Section: New Results
Plasma physics
Analysis of the drift approximation
Participants : Hervé Guillard, Afeintou Sangam, Philippe Ghendrih [ IRFM, CEA Cadarache ] , Yanick Sarazin [ IRFM, CEA Cadarache ] .
Drift approximation consider the slow evolution of the fields in the vicinity of a tokamak equilibrium. These models are typically used to study the micro-instabilities that are believed to be responsible of turbulent transport in tokamaks. Since the drift asymptotic use a “slow” scaling of the velocity field, the resulting models are significantly different from the MDH models. This is particularly true with respect to the computation of the electric field that is given by an Ohm's law in MDH models whereas it is computed by a vorticity-like evolution equation in drift approximations. Drift asymptotics models are extremely interesting from a computational point of view since they save substancial CPU time and computer memory. However, the mathematical and numerical properties of these models are essentially unknown. We have begun a detailed study of the derivation of these models from two-fluid Braginskii-type models in order to establish the range of applicability of these asymptotic models, understand their mathematical properties and design appropriate numerical methods for them.
Anisotropic heat Diffusion
Participants : Audrey Bonnement, Hervé Guillard, Richard Pasquetti.
Magnetized plasmas are characterized by extremely anisotropic properties relative to the direction of the magnetic field. Perpendicular motions of charged particles are constrained by the Lorentz force, while relatively unrestrained parallel motions lead to rapid transport along magnetic field lines. Heat transport models (e.g [34] are therefore characterized by an extreme anisotropy of the transport coefficient that differ by several order of magnitude in the parallel and perpendicular directions. The use of field aligned coordinates that essentially reduce the problem to one-dimension is one way to overcome this difficulty. However, for complex or unsteady magnetic configurations or for problems requiring a high degree of geometrical realism, this approach leads to serious numerical difficulties. An alternative is to use a numerical representation that has a high rate of spatial convergence like high order finite element methods or spectral elements. We have begun a numerical study to compare and evaluate the two approaches.
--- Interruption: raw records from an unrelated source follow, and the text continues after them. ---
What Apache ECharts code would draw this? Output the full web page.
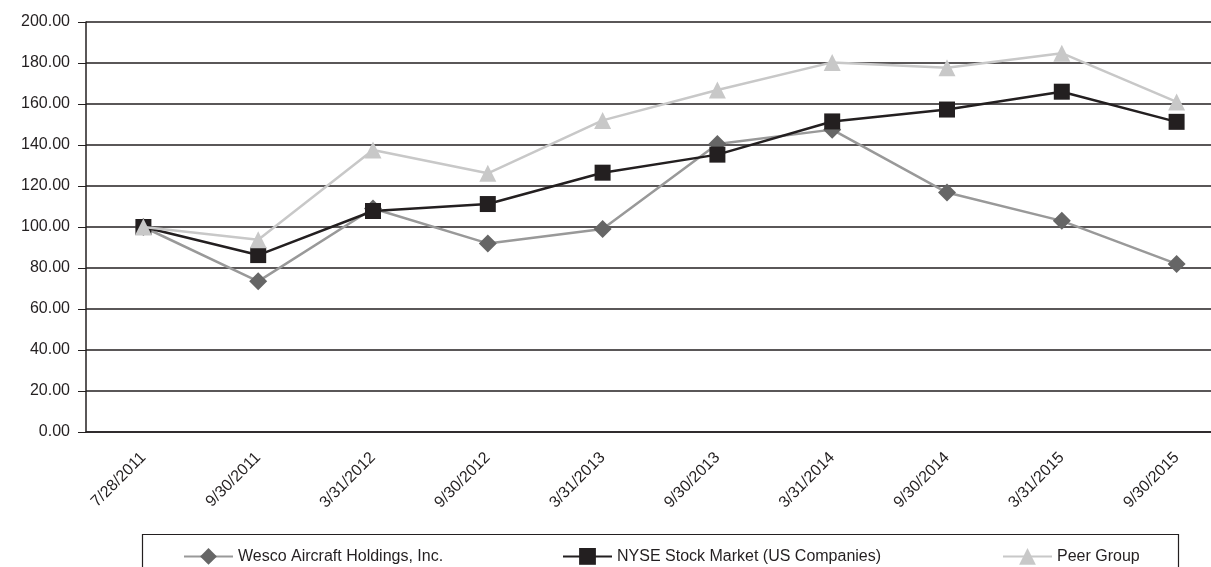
<!DOCTYPE html>
<html>
<head>
<meta charset="utf-8">
<title>Wesco performance graph</title>
<script src="https://cdn.jsdelivr.net/npm/echarts@6/dist/echarts.min.js"></script>
<style>
  html, body { margin: 0; padding: 0; background: #fff; }
  #main { width: 1211px; height: 567px; }
</style>
</head>
<body>
<div id="main"></div>
<script>
// dates on the x axis
var dates = ['7/28/2011', '9/30/2011', '3/31/2012', '9/30/2012', '3/31/2013',
             '9/30/2013', '3/31/2014', '9/30/2014', '3/31/2015', '9/30/2015'];
// series values
var wesco = [100, 73.5, 109, 92, 99, 140.5, 147.5, 116.8, 103, 82];
var nyse  = [100, 86.3, 107.8, 111.2, 126.5, 135.3, 151.5, 157.3, 166, 151.3];
var peer  = [100, 93.8, 137.6, 126.2, 152, 166.8, 180.3, 177.7, 184.8, 161];

var ink = '#231f20';
var font = 'Liberation Sans';

var myChart = echarts.init(document.getElementById('main'));

// one legend per item so each sits where it does in the original
function legendAt(name, left) {
  return {
    data: [name],
    left: left,
    top: 543,
    itemWidth: 49,
    itemHeight: 21,
    textStyle: { fontFamily: font, fontSize: 16, color: ink }
  };
}

var option = {
  animation: false,
  backgroundColor: '#fff',
  // plot runs past the right edge of the page, as in the original
  grid: { left: 86, width: 1148, top: 22, bottom: 135, outerBoundsMode: 'none', containLabel: false },
  legend: [
    legendAt('Wesco Aircraft Holdings, Inc.', 178),
    legendAt('NYSE Stock Market (US Companies)', 557),
    legendAt('Peer Group', 997)
  ],
  graphic: [{
    type: 'rect',
    shape: { x: 142.5, y: 534.5, width: 1036, height: 50 },
    style: { fill: 'none', stroke: ink, lineWidth: 1.2 }
  }],
  xAxis: {
    type: 'category',
    data: dates,
    boundaryGap: true,
    axisLine: { lineStyle: { color: ink, width: 1.5 } },
    axisTick: { inside: true, alignWithLabel: true, length: 8, lineStyle: { color: ink } },
    axisLabel: { rotate: 45, margin: 23, color: ink, fontFamily: font, fontSize: 16 }
  },
  yAxis: {
    type: 'value',
    min: 0,
    max: 200,
    interval: 20,
    axisLine: { show: true, lineStyle: { color: ink, width: 1.5 } },
    axisTick: { show: true, length: 8, lineStyle: { color: ink } },
    axisLabel: {
      color: ink, fontFamily: font, fontSize: 16, margin: 16,
      formatter: function (v) { return v.toFixed(2); }
    },
    splitLine: { lineStyle: { color: ink, width: 1.5 } }
  },
  series: [
    {
      name: 'Wesco Aircraft Holdings, Inc.',
      type: 'line',
      data: wesco,
      symbol: 'diamond',
      symbolSize: 18,
      lineStyle: { color: '#999999', width: 2.5 },
      itemStyle: { color: '#666666' },
      z: 3
    },
    {
      name: 'NYSE Stock Market (US Companies)',
      type: 'line',
      data: nyse,
      symbol: 'rect',
      symbolSize: 16,
      lineStyle: { color: ink, width: 2.5 },
      itemStyle: { color: ink },
      z: 4
    },
    {
      name: 'Peer Group',
      type: 'line',
      data: peer,
      symbol: 'triangle',
      symbolSize: 17,
      lineStyle: { color: '#c8c8c8', width: 2.5 },
      itemStyle: { color: '#c8c8c8' },
      z: 5
    }
  ]
};

myChart.setOption(option);
</script>
</body>
</html>
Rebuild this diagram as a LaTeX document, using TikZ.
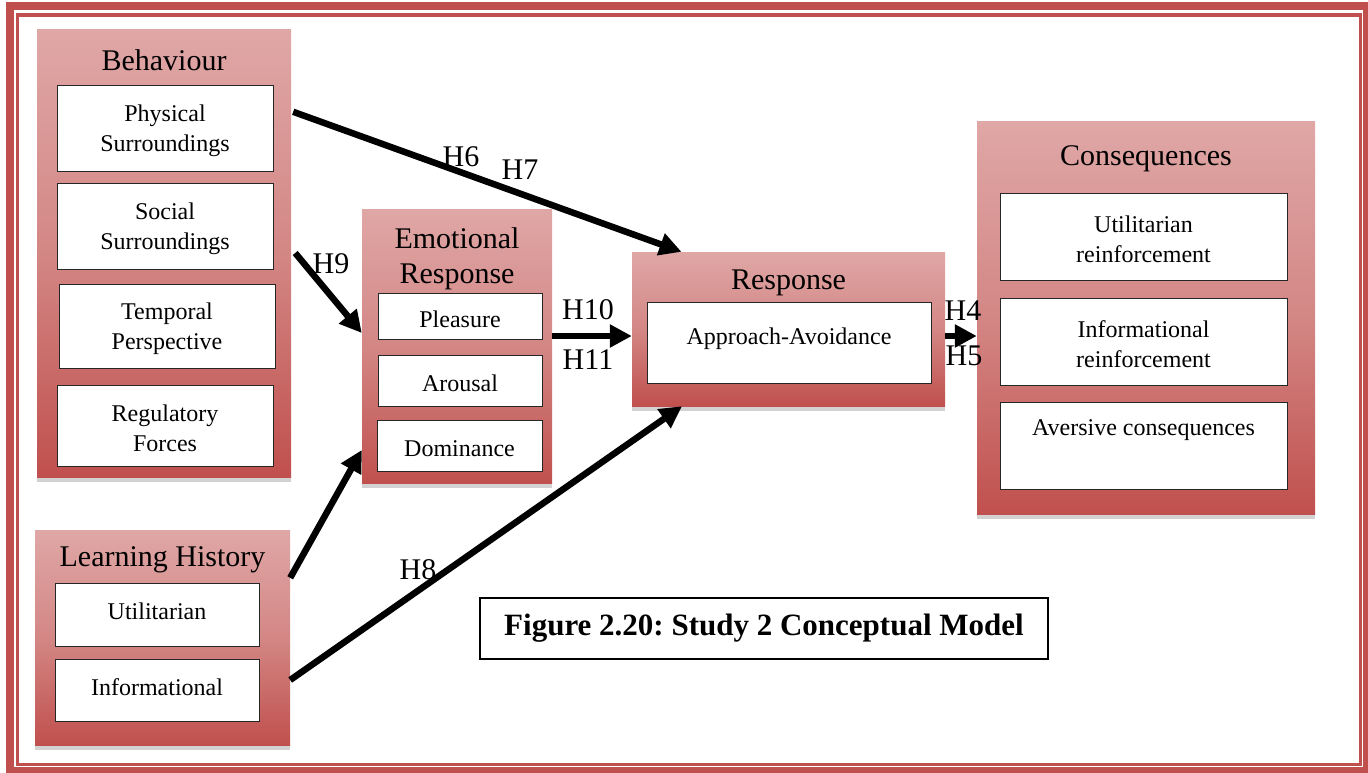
\documentclass[tikz,border=0pt]{standalone}
\usepackage{fontspec}
\setmainfont{Liberation Serif}
\usetikzlibrary{arrows.meta,shadows}
\definecolor{accent}{HTML}{C0504D}
\definecolor{shadetop}{HTML}{DFA7A6}
\definecolor{shademid}{HTML}{D38785}
\definecolor{shadowgray}{HTML}{D2D2D2}
\frenchspacing
\begin{document}
\begin{tikzpicture}[x=1pt,y=-1pt,
  group/.style={rectangle, inner sep=0pt, top color=shadetop, bottom color=accent, middle color=shademid,
    drop shadow={shadow xshift=0pt, shadow yshift=-5pt, fill=shadowgray, opacity=1}},
  cell/.style={rectangle, draw=black!85, line width=1pt, fill=white, inner sep=0pt},
  celltext/.style={inner sep=0pt, align=center, yshift=-3pt, font=\fontsize{24}{30}\selectfont},
  title/.style={inner sep=0pt, align=center, font=\fontsize{30}{35}\selectfont},
  hyp/.style={inner sep=0pt, font=\fontsize{30}{30}\selectfont},
  link/.style={line width=6.5pt, -{Triangle[length=22pt,width=22pt]}}
]
\useasboundingbox (0,0) rectangle (1368,772);

% page frame: thick outer band and thin inner rule
\draw[accent, line width=8pt] (10,6) rectangle (1367,771);
\draw[accent, line width=3.5pt] (17.5,15) rectangle (1360.5,764.5);

% Behaviour
\node[group, minimum width=254, minimum height=448] (beh) at (164,253) {};
\node[title] (behT) at (164,60) {Behaviour};
\node[cell, minimum width=216, minimum height=86, label={[celltext]center:Physical\\Surroundings}] (phys) at (165,128) {};
\node[cell, minimum width=216, minimum height=86, label={[celltext]center:Social\\Surroundings}] (soc) at (165,226) {};
\node[cell, minimum width=216, minimum height=84, label={[celltext]center:Temporal\\Perspective}] (temp) at (167,326) {};
\node[cell, minimum width=216, minimum height=81, label={[celltext]center:Regulatory\\Forces}] (reg) at (165,425.5) {};

% Emotional Response
\node[group, minimum width=190, minimum height=274] (emo) at (457,346) {};
\node[title] (emoT) at (457,259) {Emotional\\Response};
\node[cell, minimum width=164, minimum height=46, label={[celltext]center:Pleasure}] (pleas) at (460,316) {};
\node[cell, minimum width=164, minimum height=51, label={[celltext]center:Arousal}] (arous) at (460,380.5) {};
\node[cell, minimum width=165, minimum height=51, label={[celltext]center:Dominance}] (domin) at (459.5,445.5) {};

% Response
\node[group, minimum width=313, minimum height=154] (resp) at (788.5,329) {};
\node[title] (respT) at (788.5,283) {Response};
\node[cell, minimum width=284, minimum height=81, label={[celltext, yshift=7pt]center:Approach-Avoidance}] (appr) at (789,342.5) {};

% Consequences
\node[group, minimum width=338, minimum height=393] (cons) at (1146,317.5) {};
\node[title] (consT) at (1146,159) {Consequences};
\node[cell, minimum width=287, minimum height=87, label={[celltext]center:Utilitarian\\reinforcement}] (cutil) at (1143.5,236.5) {};
\node[cell, minimum width=287, minimum height=87, label={[celltext]center:Informational\\reinforcement}] (cinfo) at (1143.5,341.5) {};
\node[cell, minimum width=287, minimum height=87, label={[celltext, yshift=18pt]center:Aversive consequences}] (caver) at (1143.5,445.5) {};

% Learning History
\node[group, minimum width=255, minimum height=215] (learn) at (162.5,637.5) {};
\node[title] (learnT) at (162.5,560) {Learning History};
\node[cell, minimum width=204, minimum height=63, label={[celltext, yshift=6pt]center:Utilitarian}] (lutil) at (157,614.5) {};
\node[cell, minimum width=204, minimum height=62, label={[celltext, yshift=6pt]center:Informational}] (linfo) at (157,690) {};

% Caption
\node[draw=black, line width=1.3pt, fill=white, minimum width=568, minimum height=61, inner sep=0pt,
  font=\fontsize{31}{31}\selectfont\bfseries] (cap) at (764,628.5) {Figure 2.20: Study 2 Conceptual Model};

% Hypothesised paths
\draw[link] ([xshift=2pt,yshift=-83pt]beh.north east) -- ([xshift=-107pt]resp.north);
\draw[link] ([xshift=4pt]beh.east) -- ([yshift=13pt]emo.west);
\draw[link] ([yshift=-48pt]learn.north east) -- ([yshift=-104pt]emo.west);
\draw[link] ([yshift=-42.5pt]learn.east) -- ([xshift=-106.5pt]resp.south);
\draw[link] ([yshift=10pt]emo.east) -- ([yshift=-7pt]resp.west);
\draw[link] ([yshift=-7pt]resp.east) -- ([yshift=-18.5pt]cons.west);

% Hypothesis labels
\node[hyp] (h6) at (461,157) {H6};
\node[hyp] (h7) at (520,170) {H7};
\node[hyp] (h9) at (331,264) {H9};
\node[hyp] (h10) at (588,310) {H10};
\node[hyp] (h11) at (588,360) {H11};
\node[hyp] (h8) at (418,570) {H8};
\node[hyp] (h4) at (963,311) {H4};
\node[hyp] (h5) at (964,356) {H5};
\end{tikzpicture}
\end{document}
Stationary constraints in MHD
Participants : Hervé Guillard, Boniface Nkonga.
Although this is an old problem [33] , there are still unresolved arguments about how one should maintain the divergence-free property of the magnetic field in multidimensional MHD calculations. Numerically, in many computations, the divergence of the magnetic field is not exactly zero and terms proportional to this term acting as extra non-physical forces are not damped. This leads to inconsistent results and even eventually to the algorithm breakdown. Many different remedies have been proposed. However at the present time, there is no definite winner and the question is still open. In this direction, we have studied two different possibilities : first a variant of Powell's method that adds a non-conservative term proportional to div B to control the divergence and second in the framework of a M2 master internship, two different Hodge projection schemes. At present, from a computational point of view, the Hodge projection schemes are too costly (they require at each time step the solution of an elliptic equation).This study has to be completed by additional work to find more efficient linear solvers in this context.